# Thermopen Open Box Sale



## daveb (Jul 13, 2013)

Thermopens get discussed here occasionally. I think its THE thermometer, esp for grill and smoker. Got an email that they're having an open box sale. If interested:

http://www.thermoworks.com/products...nbox&utm_campaign=13_summer_openbox_ending-cs

Regards,

Dave


----------



## Jmadams13 (Jul 13, 2013)

Thanks for sharing!! My pen "walked" about a week ago.


----------



## Jim (Jul 13, 2013)

Thanks Dave.


----------



## 77kath (Jul 13, 2013)

Thanks! I've been waiting for this.


----------



## mc2442 (Jul 13, 2013)

Love mine....though need to find more uses for it.


----------



## DeepCSweede (Jul 13, 2013)

Ha - beat me to it Dave - I revived the old thread.


----------



## WildBoar (Jul 13, 2013)

Ordered a few today for x-mas gifts. Nice thing to have arund in order to give to people you find are really into cooking.


----------



## Mrmnms (Jul 15, 2013)

Appreciate the heads up. Got a couple for gifts.


----------



## DeepCSweede (Feb 7, 2014)

It is on like Donkey Kong again for just a few more days. Well worth the money in my book.

http://www.thermoworks.com/products...&utm_campaign=Feb2014-Open-Box-Ending-Soon-cs


----------



## skiajl6297 (Feb 7, 2014)

Agreed - got my first a few months ago and can't imagine life without it.


----------



## stereo.pete (Feb 7, 2014)

I was just thinking about this, normally I am not a fan of thread necromancy but I loved this one, thanks. Oh yeah, and I ordered one!!!!


----------



## daveb (Feb 8, 2014)

Pete, How about necromancy with a tangent? Or perhaps a seque?

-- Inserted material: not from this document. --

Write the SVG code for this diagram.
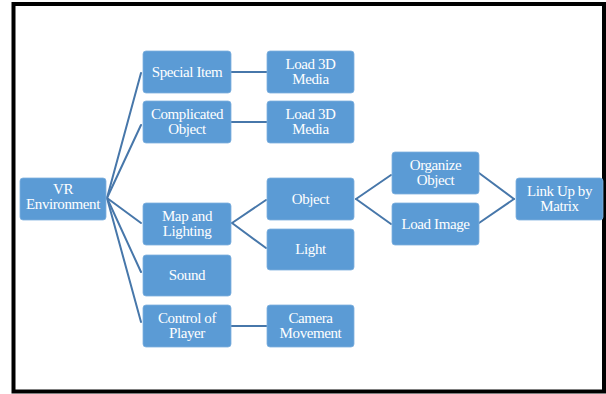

Have you tried one of these? http://thermoworks.com/products/humidity/rt819.html

I mean, as long as your paying for shipping...


----------



## Reede (Feb 8, 2014)

I've got one of those. I use it for determining when to bale hay. The moisture in your bale is mostly dependent on the humidity in the immediate area when you are baling. Quick and easy to check now on when to start, and stop baling.


----------



## stereo.pete (Feb 8, 2014)

Nice find Dave! I am currently using two western digital hygrometers, but perhaps when they finally give up I may look into the pen you linked above.


----------